• [WHAT THE TASK REQUIRES]
Write out the entire listing below exactly, with the pictures left out.

• [AVAILABLE DATA]
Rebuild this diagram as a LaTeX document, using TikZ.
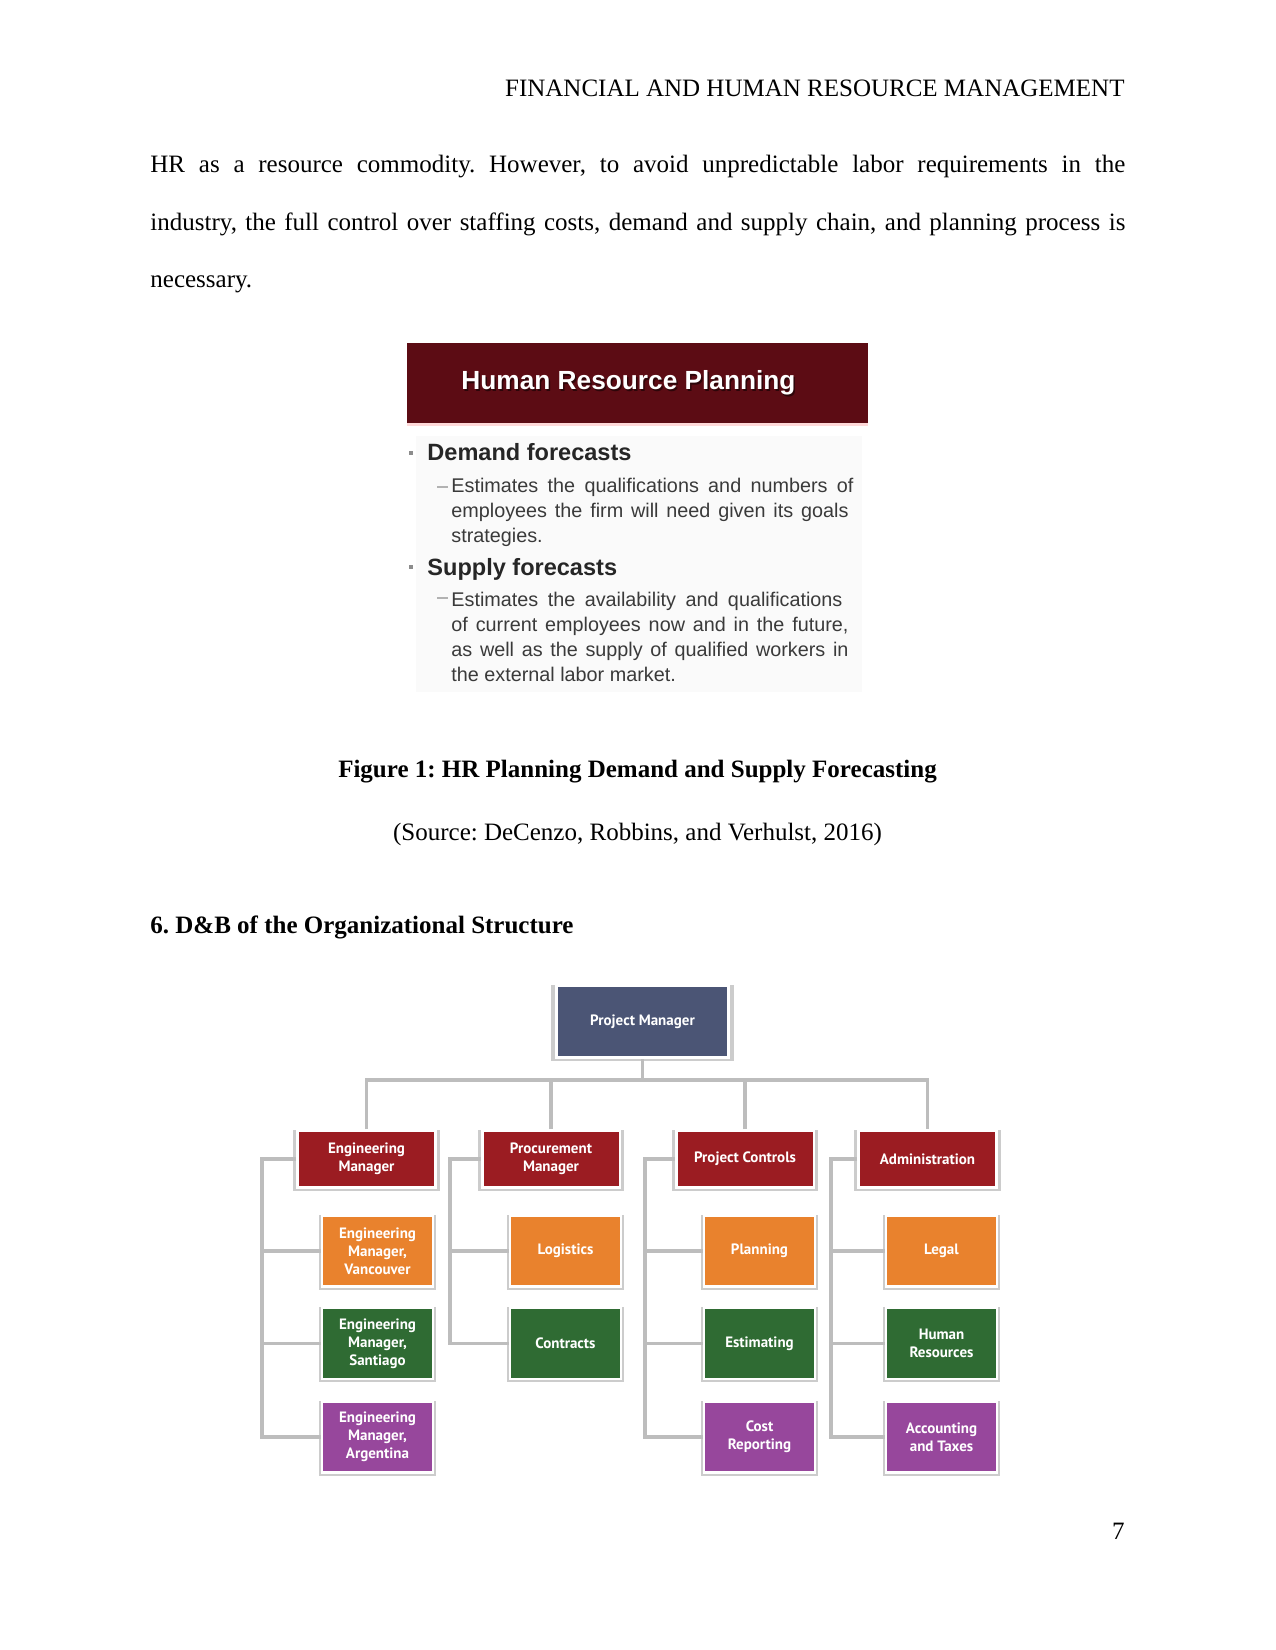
\documentclass[tikz,border=0pt]{standalone}
\usepackage{fontspec}
\setmainfont{Liberation Serif}
\newfontfamily\slidefont{Liberation Sans}
\newfontfamily\boxfont{PT Sans}
\usepackage{tikz}
\usetikzlibrary{shadows}
\frenchspacing
\definecolor{slidered}{RGB}{92,12,20}
\definecolor{slidegray}{RGB}{58,58,58}
\definecolor{pmblue}{RGB}{75,85,117}
\definecolor{headred}{RGB}{155,28,34}
\definecolor{unitorange}{RGB}{233,130,45}
\definecolor{unitgreen}{RGB}{47,107,51}
\definecolor{unitpurple}{RGB}{151,71,156}
\definecolor{linkgray}{RGB}{189,189,189}
\newcommand{\bodyline}[3]{
\node[anchor=base west, inner sep=0pt] at (150,#1) {\makebox[468pt][#2]{#3}};
}
\newcommand{\slideline}[4]{
\node[anchor=base west, inner sep=0pt, text=slidegray, font=\slidefont\fontsize{9.5}{12}\selectfont] at (451,#1) {\makebox[#2][#3]{#4}};
}

\tikzset{
  orgbox/.style={draw=white, line width=1.4pt, text=white, align=center, inner sep=0pt,
    font=\boxfont\bfseries\fontsize{7.2}{8.6}\selectfont,
    general shadow={fill=black!20, shadow scale=1.06, shadow xshift=0pt, shadow yshift=-0.6pt}},
  topbox/.style={orgbox, fill=pmblue, minimum width=82.6pt, minimum height=34.6pt},
  headbox/.style={orgbox, fill=headred, minimum width=66.2pt, minimum height=27.4pt},
  unitbox/.style={orgbox, minimum width=53.3pt, minimum height=34.1pt},
  link/.style={draw=linkgray, line width=1.9pt},
  bullethead/.style={anchor=base west, inner sep=0pt, text=black!85, font=\slidefont\bfseries\fontsize{11.3}{14}\selectfont},
}

\begin{document}
\begin{tikzpicture}[x=0.48pt, y=-0.48pt, font=\fontsize{12}{14}\selectfont]
    \fill[white] (0,0) rectangle (1275,1650);
    \useasboundingbox (0,0) rectangle (1275,1650);

    % running head and text
    \node[anchor=base east, inner sep=0pt] (runhead) at (1125,97) {FINANCIAL AND HUMAN RESOURCE MANAGEMENT};
    \bodyline{173}{s}{HR as a resource commodity. However, to avoid unpredictable labor requirements in the}
    \bodyline{231}{s}{industry, the full control over staffing costs, demand and supply chain, and planning process is}
    \bodyline{288}{l}{necessary.}

    % slide picture
    \fill[black!2] (416,436) rectangle (862,692);
    \fill[slidered] (407,343) rectangle (868,423);
    \fill[red!15] (407,423) rectangle (868,426);
    \node[anchor=base, inner sep=0pt, text=black, opacity=0.5, font=\slidefont\bfseries\fontsize{12.6}{14}\selectfont] at (630,391.5) {Human Resource Planning};
    \node[anchor=base, inner sep=0pt, text=white, font=\slidefont\bfseries\fontsize{12.6}{14}\selectfont] (slidetitle) at (628.5,390) {Human Resource Planning};

    \fill[black!45] (409,451) rectangle (413,455);
    \node[bullethead] (demand) at (427,461) {Demand forecasts};
    \draw[black!30, line width=0.8pt] (437,487) -- (448,487);
    \slideline{492}{193pt}{s}{Estimates the qualifications and numbers of}
    \slideline{517}{190.6pt}{s}{employees the firm will need given its goals}
    \slideline{542}{190pt}{l}{strategies.}

    \fill[black!45] (409,565) rectangle (413,569);
    \node[bullethead] (supply) at (427,575) {Supply forecasts};
    \draw[black!30, line width=0.8pt] (437,598) -- (448,598);
    \slideline{606}{187.7pt}{s}{Estimates the availability and qualifications}
    \slideline{631}{190.6pt}{s}{of current employees now and in the future,}
    \slideline{656}{190.6pt}{s}{as well as the supply of qualified workers in}
    \slideline{681}{190pt}{l}{the external labor market.}

    \node[anchor=base, inner sep=0pt, font=\fontsize{12}{14}\selectfont\bfseries] (caption) at (637.5,777) {Figure 1: HR Planning Demand and Supply Forecasting};
    \node[anchor=base, inner sep=0pt] (source) at (637.5,840) {(Source: DeCenzo, Robbins, and Verhulst, 2016)};
    \node[anchor=base west, inner sep=0pt, font=\fontsize{12}{14}\selectfont\bfseries] (section) at (150,933) {6. D\&B of the Organizational Structure};

    % org chart
    \node[topbox] (pm) at (642.5,1021.5) {Project Manager};

    \node[headbox] (eng) at (366.5,1159) {Engineering\\Manager};
    \node[headbox] (proc) at (551,1159) {Procurement\\Manager};
    \node[headbox] (ctrl) at (745,1159) {Project Controls};
    \node[headbox] (admin) at (927.5,1159) {Administration};

    \node[unitbox, fill=unitorange] (engva) at (377.5,1251) {Engineering\\Manager,\\Vancouver};
    \node[unitbox, fill=unitgreen] (engsa) at (377.5,1343.5) {Engineering\\Manager,\\Santiago};
    \node[unitbox, fill=unitpurple] (engar) at (377.5,1437) {Engineering\\Manager,\\Argentina};

    \node[unitbox, fill=unitorange] (logi) at (565.5,1251) {Logistics};
    \node[unitbox, fill=unitgreen] (contracts) at (565.5,1343.5) {Contracts};

    \node[unitbox, fill=unitorange] (plan) at (759.5,1251) {Planning};
    \node[unitbox, fill=unitgreen] (estim) at (759.5,1343.5) {Estimating};
    \node[unitbox, fill=unitpurple] (costrep) at (759.5,1437) {Cost\\Reporting};

    \node[unitbox, fill=unitorange] (legal) at (941.5,1251) {Legal};
    \node[unitbox, fill=unitgreen] (hr) at (941.5,1343.5) {Human\\Resources};
    \node[unitbox, fill=unitpurple] (acct) at (941.5,1437) {Accounting\\and Taxes};

    \coordinate (bar) at (0,1080);
    \draw[link] (pm.south) -- (pm.south |- bar);
    \draw[link] (eng.north) -- (eng.north |- bar) -- (admin.north |- bar) -- (admin.north);
    \foreach \n in {proc,ctrl}
        \draw[link] (\n.north) -- (\n.north |- bar);

    \foreach \head/\sx/\last in {eng/262/engar, proc/450/contracts, ctrl/645/costrep, admin/831/acct}
    {
        \coordinate (spine) at (\sx,0);
        \draw[link] (\head.west) -- (\head.west -| spine) |- (\last.west);
    }
    \foreach \unit/\sx in {engva/262, engsa/262, logi/450, plan/645, estim/645, legal/831, hr/831}
    {
        \coordinate (spine) at (\sx,0);
        \draw[link] (\unit.west) -- (\unit.west -| spine);
    }

    \node[anchor=base east, inner sep=0pt] (pageno) at (1125,1539) {7};
\end{tikzpicture}
\end{document}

• [EXERCISE SOLUTION]
Rebuild this diagram as a LaTeX document, using TikZ.
\documentclass[tikz,border=0pt]{standalone}
\usepackage{fontspec}
\setmainfont{Liberation Serif}
\newfontfamily\slidefont{Liberation Sans}
\newfontfamily\boxfont{PT Sans}
\usepackage{tikz}
\usetikzlibrary{shadows}
\frenchspacing
\definecolor{slidered}{RGB}{92,12,20}
\definecolor{slidegray}{RGB}{58,58,58}
\definecolor{pmblue}{RGB}{75,85,117}
\definecolor{headred}{RGB}{155,28,34}
\definecolor{unitorange}{RGB}{233,130,45}
\definecolor{unitgreen}{RGB}{47,107,51}
\definecolor{unitpurple}{RGB}{151,71,156}
\definecolor{linkgray}{RGB}{189,189,189}
\newcommand{\bodyline}[3]{
\node[anchor=base west, inner sep=0pt] at (150,#1) {\makebox[468pt][#2]{#3}};
}
\newcommand{\slideline}[4]{
\node[anchor=base west, inner sep=0pt, text=slidegray, font=\slidefont\fontsize{9.5}{12}\selectfont] at (451,#1) {\makebox[#2][#3]{#4}};
}

\tikzset{
  orgbox/.style={draw=white, line width=1.4pt, text=white, align=center, inner sep=0pt,
    font=\boxfont\bfseries\fontsize{7.2}{8.6}\selectfont,
    general shadow={fill=black!20, shadow scale=1.06, shadow xshift=0pt, shadow yshift=-0.6pt}},
  topbox/.style={orgbox, fill=pmblue, minimum width=82.6pt, minimum height=34.6pt},
  headbox/.style={orgbox, fill=headred, minimum width=66.2pt, minimum height=27.4pt},
  unitbox/.style={orgbox, minimum width=53.3pt, minimum height=34.1pt},
  link/.style={draw=linkgray, line width=1.9pt},
  bullethead/.style={anchor=base west, inner sep=0pt, text=black!85, font=\slidefont\bfseries\fontsize{11.3}{14}\selectfont},
}

\begin{document}
\begin{tikzpicture}[x=0.48pt, y=-0.48pt, font=\fontsize{12}{14}\selectfont]
    \fill[white] (0,0) rectangle (1275,1650);
    \useasboundingbox (0,0) rectangle (1275,1650);

    % running head and text
    \node[anchor=base east, inner sep=0pt] (runhead) at (1125,97) {FINANCIAL AND HUMAN RESOURCE MANAGEMENT};
    \bodyline{173}{s}{HR as a resource commodity. However, to avoid unpredictable labor requirements in the}
    \bodyline{231}{s}{industry, the full control over staffing costs, demand and supply chain, and planning process is}
    \bodyline{288}{l}{necessary.}

    % slide picture
    \fill[black!2] (416,436) rectangle (862,692);
    \fill[slidered] (407,343) rectangle (868,423);
    \fill[red!15] (407,423) rectangle (868,426);
    \node[anchor=base, inner sep=0pt, text=black, opacity=0.5, font=\slidefont\bfseries\fontsize{12.6}{14}\selectfont] at (630,391.5) {Human Resource Planning};
    \node[anchor=base, inner sep=0pt, text=white, font=\slidefont\bfseries\fontsize{12.6}{14}\selectfont] (slidetitle) at (628.5,390) {Human Resource Planning};

    \fill[black!45] (409,451) rectangle (413,455);
    \node[bullethead] (demand) at (427,461) {Demand forecasts};
    \draw[black!30, line width=0.8pt] (437,487) -- (448,487);
    \slideline{492}{193pt}{s}{Estimates the qualifications and numbers of}
    \slideline{517}{190.6pt}{s}{employees the firm will need given its goals}
    \slideline{542}{190pt}{l}{strategies.}

    \fill[black!45] (409,565) rectangle (413,569);
    \node[bullethead] (supply) at (427,575) {Supply forecasts};
    \draw[black!30, line width=0.8pt] (437,598) -- (448,598);
    \slideline{606}{187.7pt}{s}{Estimates the availability and qualifications}
    \slideline{631}{190.6pt}{s}{of current employees now and in the future,}
    \slideline{656}{190.6pt}{s}{as well as the supply of qualified workers in}
    \slideline{681}{190pt}{l}{the external labor market.}

    \node[anchor=base, inner sep=0pt, font=\fontsize{12}{14}\selectfont\bfseries] (caption) at (637.5,777) {Figure 1: HR Planning Demand and Supply Forecasting};
    \node[anchor=base, inner sep=0pt] (source) at (637.5,840) {(Source: DeCenzo, Robbins, and Verhulst, 2016)};
    \node[anchor=base west, inner sep=0pt, font=\fontsize{12}{14}\selectfont\bfseries] (section) at (150,933) {6. D\&B of the Organizational Structure};

    % org chart
    \node[topbox] (pm) at (642.5,1021.5) {Project Manager};

    \node[headbox] (eng) at (366.5,1159) {Engineering\\Manager};
    \node[headbox] (proc) at (551,1159) {Procurement\\Manager};
    \node[headbox] (ctrl) at (745,1159) {Project Controls};
    \node[headbox] (admin) at (927.5,1159) {Administration};

    \node[unitbox, fill=unitorange] (engva) at (377.5,1251) {Engineering\\Manager,\\Vancouver};
    \node[unitbox, fill=unitgreen] (engsa) at (377.5,1343.5) {Engineering\\Manager,\\Santiago};
    \node[unitbox, fill=unitpurple] (engar) at (377.5,1437) {Engineering\\Manager,\\Argentina};

    \node[unitbox, fill=unitorange] (logi) at (565.5,1251) {Logistics};
    \node[unitbox, fill=unitgreen] (contracts) at (565.5,1343.5) {Contracts};

    \node[unitbox, fill=unitorange] (plan) at (759.5,1251) {Planning};
    \node[unitbox, fill=unitgreen] (estim) at (759.5,1343.5) {Estimating};
    \node[unitbox, fill=unitpurple] (costrep) at (759.5,1437) {Cost\\Reporting};

    \node[unitbox, fill=unitorange] (legal) at (941.5,1251) {Legal};
    \node[unitbox, fill=unitgreen] (hr) at (941.5,1343.5) {Human\\Resources};
    \node[unitbox, fill=unitpurple] (acct) at (941.5,1437) {Accounting\\and Taxes};

    \coordinate (bar) at (0,1080);
    \draw[link] (pm.south) -- (pm.south |- bar);
    \draw[link] (eng.north) -- (eng.north |- bar) -- (admin.north |- bar) -- (admin.north);
    \foreach \n in {proc,ctrl}
        \draw[link] (\n.north) -- (\n.north |- bar);

    \foreach \head/\sx/\last in {eng/262/engar, proc/450/contracts, ctrl/645/costrep, admin/831/acct}
    {
        \coordinate (spine) at (\sx,0);
        \draw[link] (\head.west) -- (\head.west -| spine) |- (\last.west);
    }
    \foreach \unit/\sx in {engva/262, engsa/262, logi/450, plan/645, estim/645, legal/831, hr/831}
    {
        \coordinate (spine) at (\sx,0);
        \draw[link] (\unit.west) -- (\unit.west -| spine);
    }

    \node[anchor=base east, inner sep=0pt] (pageno) at (1125,1539) {7};
\end{tikzpicture}
\end{document}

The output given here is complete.